Re: [PATCH 08/31] aio: implement IOCB_CMD_POLL

Al Viro <viro@xxxxxxxxxxxxxxxxxx> · Wed, 23 May 2018 01:45:30 +0100

On Tue, May 22, 2018 at 11:05:24PM +0100, Al Viro wrote:
> > +{
> > +	struct aio_kiocb *iocb = container_of(req, struct aio_kiocb, poll);
> > +
> > +	fput(req->file);
> > +	aio_complete(iocb, mangle_poll(mask), 0);
> > +}
> 
> Careful.
> 
> > +static int aio_poll_cancel(struct kiocb *iocb)
> > +{
> > +	struct aio_kiocb *aiocb = container_of(iocb, struct aio_kiocb, rw);
> > +	struct poll_iocb *req = &aiocb->poll;
> > +	struct wait_queue_head *head = req->head;
> > +	bool found = false;
> > +
> > +	spin_lock(&head->lock);
> > +	found = __aio_poll_remove(req);
> > +	spin_unlock(&head->lock);
> 
> What's to guarantee that req->head has not been freed by that point?
> Look: wakeup finds ->ctx_lock held, so it leaves the sucker on the
> list, removes it from queue and schedules the call of __aio_poll_complete().
> Which gets executed just as we hit aio_poll_cancel(), starting with fput().
> 
> You really want to do aio_complete() before fput().  That way you know that
> req->wait is alive and well at least until iocb gets removed from the list.

Oh, bugger...

wakeup
	removed from queue
	schedule __aio_poll_complete()

cancel
	grab ctx->lock
	remove from list
work
	aio_complete()
		check if it's in the list
		it isn't, move on to free the sucker
cancel
	call ->ki_cancel()
	BOOM

Looks like we want to call ->ki_cancel() *BEFORE* removing from the list,
as well as doing fput() after aio_complete().  The same ordering, BTW, goes
for aio_read() et.al.

Look:
CPU1:	io_cancel() grabs ->ctx_lock, finds iocb and removes it from the list.
CPU2:	aio_rw_complete() on that iocb.  Since the sucker is not in the list
anymore, we do NOT spin on ->ctx_lock and proceed to free iocb
CPU1:	pass freed iocb to ->ki_cancel().  BOOM.

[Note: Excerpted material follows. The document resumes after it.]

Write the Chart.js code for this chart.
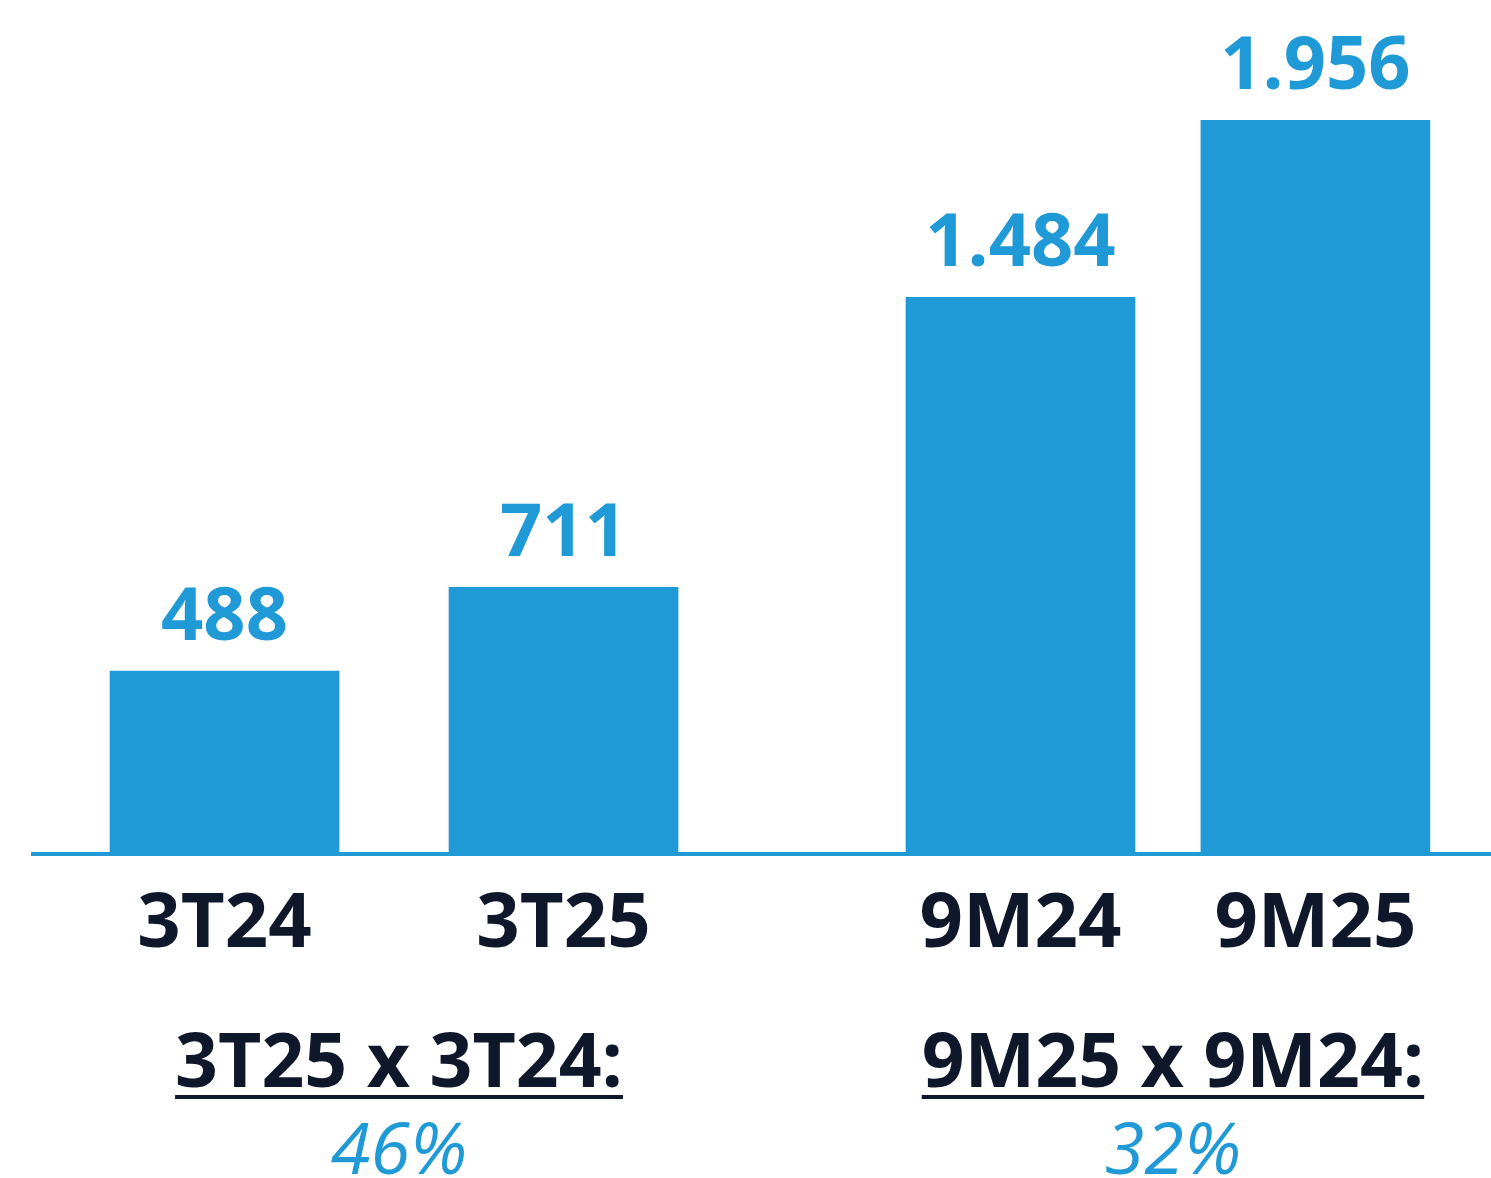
<!DOCTYPE html>
<html>
<head>
<meta charset="utf-8">
<script src="https://cdn.jsdelivr.net/npm/chart.js@4/dist/chart.umd.min.js"></script>
<style>
  html, body { margin: 0; padding: 0; background: #fff; }
  #wrap { width: 1491px; height: 1178px; }
</style>
</head>
<body>
<div id="wrap"><canvas id="barChart" width="1491" height="1178"></canvas></div>
<script>
// data
var categories = ['3T24', '3T25', '9M24', '9M25'];
var values = [488, 711, 1484, 1956];
var comparisons = ['3T25 x 3T24:', '9M25 x 9M24:'];
var growth = ['46%', '32%'];

// layout: where each bar sits on the x scale (gap between the two groups)
var slots = [0, 1, 2.348, 3.218];

var BLUE = '#1F9AD6';
var DARK = '#0F172A';
var FONT = '"Open Sans", "Noto Sans", sans-serif';

function fmt(v) {
    return String(v).replace(/\B(?=(\d{3})+(?!\d))/g, '.');
}

var valueLabels = {
    id: 'valueLabels',
    afterDatasetsDraw: function(chart) {
        var ctx = chart.ctx;
        var meta = chart.getDatasetMeta(0);
        ctx.save();
        ctx.fillStyle = BLUE;
        ctx.font = 'bold 74px ' + FONT;
        ctx.textAlign = 'center';
        ctx.textBaseline = 'alphabetic';
        meta.data.forEach(function(bar, i) {
            ctx.fillText(fmt(values[i]), bar.x, bar.y - 31);
        });
        ctx.restore();
    }
};

var comparisonText = {
    id: 'comparisonText',
    afterDraw: function(chart) {
        var ctx = chart.ctx;
        var x = chart.scales.x;
        var bottom = chart.chartArea.bottom;
        ctx.save();
        ctx.textAlign = 'center';
        comparisons.forEach(function(label, k) {
            var cx = (x.getPixelForValue(slots[k * 2]) + x.getPixelForValue(slots[k * 2 + 1])) / 2 + 5;
            ctx.font = 'bold 75px ' + FONT;
            ctx.fillStyle = DARK;
            ctx.fillText(label, cx, bottom + 233);
            var w = ctx.measureText(label).width;
            ctx.fillRect(cx - w / 2, bottom + 241, w, 4);

            ctx.font = 'italic 72px ' + FONT;
            ctx.fillStyle = BLUE;
            ctx.fillText(growth[k], cx, bottom + 320);
        });
        ctx.restore();
    }
};

window.onload = function () {
    var ctx = document.getElementById('barChart').getContext('2d');
    var myChart = new Chart(ctx, {
        type: 'bar',
        data: {
            datasets: [{
                data: values.map(function(v, i) { return {x: slots[i], y: v}; }),
                backgroundColor: BLUE,
                borderWidth: 0,
                barThickness: 229
            }]
        },
        options: {
            responsive: false,
            animation: false,
            layout: {padding: {left: 33, right: 0, top: 0, bottom: 0}},
            plugins: {legend: {display: false}, tooltip: {enabled: false}},
            scales: {
                x: {
                    type: 'linear',
                    offset: false,
                    min: -0.565,
                    max: 3.736,
                    grid: {display: false, drawTicks: false, offset: false},
                    border: {display: true, color: BLUE, width: 4},
                    afterBuildTicks: function(scale) {
                        scale.ticks = slots.map(function(s) { return {value: s}; });
                    },
                    afterFit: function(scale) {
                        scale.height = 1178 - 854;
                    },
                    ticks: {
                        autoSkip: false,
                        maxRotation: 0,
                        padding: 26,
                        color: DARK,
                        font: {family: FONT, size: 76, weight: 'bold'},
                        callback: function(value, index) { return categories[index]; }
                    }
                },
                y: {
                    display: false,
                    min: 0,
                    max: 2277
                }
            }
        },
        plugins: [valueLabels, comparisonText]
    });
};
</script>
</body>
</html>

and if we have fput() done first (in aio_rw_complete()) we are vulnerable to
CPU1:	io_cancel() grabs ->ctx_lock, finds iocb and removes it from the list.
CPU2:	aio_rw_complete() on that iocb. fput() done, opening us to rmmod.
CPU1:	call ->ki_cancel(), which points to freed memory now.  BOOM.